So you went from being a brand to now owning a factory, tell us about that transition.
My introduction into the fashion industry was through LEOPARDËT, the clothing brand that I started from scratch. We made a Kickstarter campaign where we showed how we made our clothes in Los Angeles and that brought awareness to other brands. They started reaching out about production and I decided to give it a go since I knew the ins and outs of making clothes. I started in a small 200 sq/ft room with two sewing operators, and now 2 years later we have a 3,500 sq/ft facility, a team of 14 people, and a clientele of over 100 brands. One of our biggest mission statements with LEOPARDËT was to bring fashion back to America, and we did it by starting the production company ARI JOGIEL.
Having been on both sides, what tips could you give our brands so that they can successfully find their factories and ensure smoother production?

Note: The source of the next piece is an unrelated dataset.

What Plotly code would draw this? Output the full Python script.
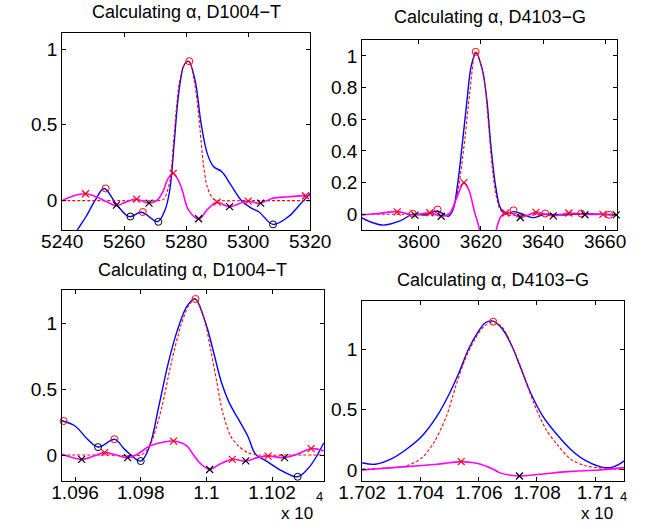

You should know the factory’s capabilities and areas of expertise. Have they worked on projects similar to yours? What kind of minimums do they have? Are they able to do both development and manufacturing? All factories are capable of making clothing, but I believe it’s more important to find someone you can trust and will deliver. The development and manufacturing processes require close communication between the brand and the factory. The key to a successful production includes having a factory that will guide the brand through the process, be straightforward and always stay on top of things.
Are there any questions that brands need to be asking their factories before or during production?
Every company works differently so I believe it’s important to learn how the company operates and what their process is like. We schedule an initial meeting with all of our new brands before going over the process. We discuss their brand and make sure that our visions align to determine whether we are a good fit for each other. For example, we have a minimum of $500 for all the brands we work with and all of our services are a la carte. You should also ask about the factory’s timelines. For example, we usually turn around patterns and samples within a week, sometimes within a couple of days! For manufacturing, cut and sew usually takes 3-5 weeks depending on the style and whether the fabric is available. Also, we don’t really use tech packs unless its swimwear or a more complex garment. Our patterns are very detailed and are usually enough for most styles.
Is there anything a brand should definitely have before finding/ approaching their factory?
I tell all my brands that the more determined and concrete their vision is, the smoother the process will be and the better results their brand will have. Some things that you must know before getting started are your brand name, mission, and target market. You should also have inspirational photos and samples of what you want to accomplish. Here at ARI JOGIEL, we prefer to start from scratch rather than using a pre-made tech pack. Since our pattern and sample makers work in cohesion, it makes the process a lot smoother when we start from scratch and carry out the project to finish.
Can you tell us a little bit about the pricing system of production and the different budgets that brands should have for each step of the process?
Every brand is different since the process is fully customized, but we recommend a budget of at least $5,000 to get a brand off the ground. All of our services are on a pay as you go basis and the customer pays 50% before production and 50% after. The typical project goes through these steps (in order): design meeting, sourcing, pattern making, sample making, fittings, grading and marking, cut and sew, and finishing.
What are some things you know now as a factory that you wished you had known or done as a brand?
Manufacturing is not as easy as it looks and most brands’ perception of it is very far off from reality. Like anything in life, there is a learning curve for anything that you do for the first time. So you have to keep that in mind when starting a garment from scratch. Some full-package companies might have some type of problem that comes up with development and manufacturing, but what separates the best from the rest is how they solve those problems and move forward.